--- START OF Provided material ---

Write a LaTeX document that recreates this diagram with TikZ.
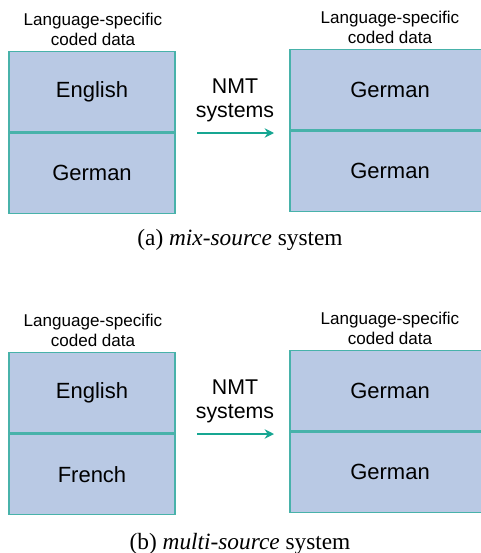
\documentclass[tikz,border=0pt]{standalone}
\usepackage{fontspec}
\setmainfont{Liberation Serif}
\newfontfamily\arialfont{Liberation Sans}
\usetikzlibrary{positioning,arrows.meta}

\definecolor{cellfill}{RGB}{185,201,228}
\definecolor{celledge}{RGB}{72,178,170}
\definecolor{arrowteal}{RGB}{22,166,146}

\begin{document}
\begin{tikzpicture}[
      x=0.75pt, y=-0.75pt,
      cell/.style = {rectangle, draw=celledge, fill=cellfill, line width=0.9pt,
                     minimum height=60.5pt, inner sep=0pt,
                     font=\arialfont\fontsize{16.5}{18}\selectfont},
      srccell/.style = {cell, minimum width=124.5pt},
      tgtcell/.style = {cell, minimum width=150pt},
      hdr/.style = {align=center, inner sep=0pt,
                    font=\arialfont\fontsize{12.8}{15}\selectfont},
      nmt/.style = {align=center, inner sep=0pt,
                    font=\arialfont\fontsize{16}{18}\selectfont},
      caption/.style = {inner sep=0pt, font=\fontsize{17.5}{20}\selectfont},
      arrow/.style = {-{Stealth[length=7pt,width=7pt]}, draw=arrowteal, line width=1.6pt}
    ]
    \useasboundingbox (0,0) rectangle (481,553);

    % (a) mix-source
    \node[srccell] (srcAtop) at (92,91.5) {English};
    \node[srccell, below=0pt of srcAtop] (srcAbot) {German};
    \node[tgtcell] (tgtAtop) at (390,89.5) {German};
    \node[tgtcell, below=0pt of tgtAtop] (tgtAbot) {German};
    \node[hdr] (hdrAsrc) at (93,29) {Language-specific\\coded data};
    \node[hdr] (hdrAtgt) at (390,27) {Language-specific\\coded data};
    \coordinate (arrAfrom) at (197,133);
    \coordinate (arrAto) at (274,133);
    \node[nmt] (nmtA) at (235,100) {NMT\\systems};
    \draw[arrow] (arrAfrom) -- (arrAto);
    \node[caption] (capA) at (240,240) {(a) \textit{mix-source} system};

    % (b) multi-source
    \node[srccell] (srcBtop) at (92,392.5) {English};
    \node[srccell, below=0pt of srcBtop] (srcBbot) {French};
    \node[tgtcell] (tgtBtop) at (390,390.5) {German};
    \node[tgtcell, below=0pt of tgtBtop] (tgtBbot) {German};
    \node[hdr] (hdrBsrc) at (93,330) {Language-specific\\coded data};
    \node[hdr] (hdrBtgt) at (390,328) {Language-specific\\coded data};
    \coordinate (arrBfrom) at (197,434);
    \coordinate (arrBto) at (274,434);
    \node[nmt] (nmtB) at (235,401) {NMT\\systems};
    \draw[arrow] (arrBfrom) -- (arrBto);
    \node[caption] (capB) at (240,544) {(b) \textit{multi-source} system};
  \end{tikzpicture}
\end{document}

--- END OF Provided material ---

__What is needed__: Write out the material above again, word for word, minus its pictures.

__Response__:
Write a LaTeX document that recreates this diagram with TikZ.
\documentclass[tikz,border=0pt]{standalone}
\usepackage{fontspec}
\setmainfont{Liberation Serif}
\newfontfamily\arialfont{Liberation Sans}
\usetikzlibrary{positioning,arrows.meta}

\definecolor{cellfill}{RGB}{185,201,228}
\definecolor{celledge}{RGB}{72,178,170}
\definecolor{arrowteal}{RGB}{22,166,146}

\begin{document}
\begin{tikzpicture}[
      x=0.75pt, y=-0.75pt,
      cell/.style = {rectangle, draw=celledge, fill=cellfill, line width=0.9pt,
                     minimum height=60.5pt, inner sep=0pt,
                     font=\arialfont\fontsize{16.5}{18}\selectfont},
      srccell/.style = {cell, minimum width=124.5pt},
      tgtcell/.style = {cell, minimum width=150pt},
      hdr/.style = {align=center, inner sep=0pt,
                    font=\arialfont\fontsize{12.8}{15}\selectfont},
      nmt/.style = {align=center, inner sep=0pt,
                    font=\arialfont\fontsize{16}{18}\selectfont},
      caption/.style = {inner sep=0pt, font=\fontsize{17.5}{20}\selectfont},
      arrow/.style = {-{Stealth[length=7pt,width=7pt]}, draw=arrowteal, line width=1.6pt}
    ]
    \useasboundingbox (0,0) rectangle (481,553);

    % (a) mix-source
    \node[srccell] (srcAtop) at (92,91.5) {English};
    \node[srccell, below=0pt of srcAtop] (srcAbot) {German};
    \node[tgtcell] (tgtAtop) at (390,89.5) {German};
    \node[tgtcell, below=0pt of tgtAtop] (tgtAbot) {German};
    \node[hdr] (hdrAsrc) at (93,29) {Language-specific\\coded data};
    \node[hdr] (hdrAtgt) at (390,27) {Language-specific\\coded data};
    \coordinate (arrAfrom) at (197,133);
    \coordinate (arrAto) at (274,133);
    \node[nmt] (nmtA) at (235,100) {NMT\\systems};
    \draw[arrow] (arrAfrom) -- (arrAto);
    \node[caption] (capA) at (240,240) {(a) \textit{mix-source} system};

    % (b) multi-source
    \node[srccell] (srcBtop) at (92,392.5) {English};
    \node[srccell, below=0pt of srcBtop] (srcBbot) {French};
    \node[tgtcell] (tgtBtop) at (390,390.5) {German};
    \node[tgtcell, below=0pt of tgtBtop] (tgtBbot) {German};
    \node[hdr] (hdrBsrc) at (93,330) {Language-specific\\coded data};
    \node[hdr] (hdrBtgt) at (390,328) {Language-specific\\coded data};
    \coordinate (arrBfrom) at (197,434);
    \coordinate (arrBto) at (274,434);
    \node[nmt] (nmtB) at (235,401) {NMT\\systems};
    \draw[arrow] (arrBfrom) -- (arrBto);
    \node[caption] (capB) at (240,544) {(b) \textit{multi-source} system};
  \end{tikzpicture}
\end{document}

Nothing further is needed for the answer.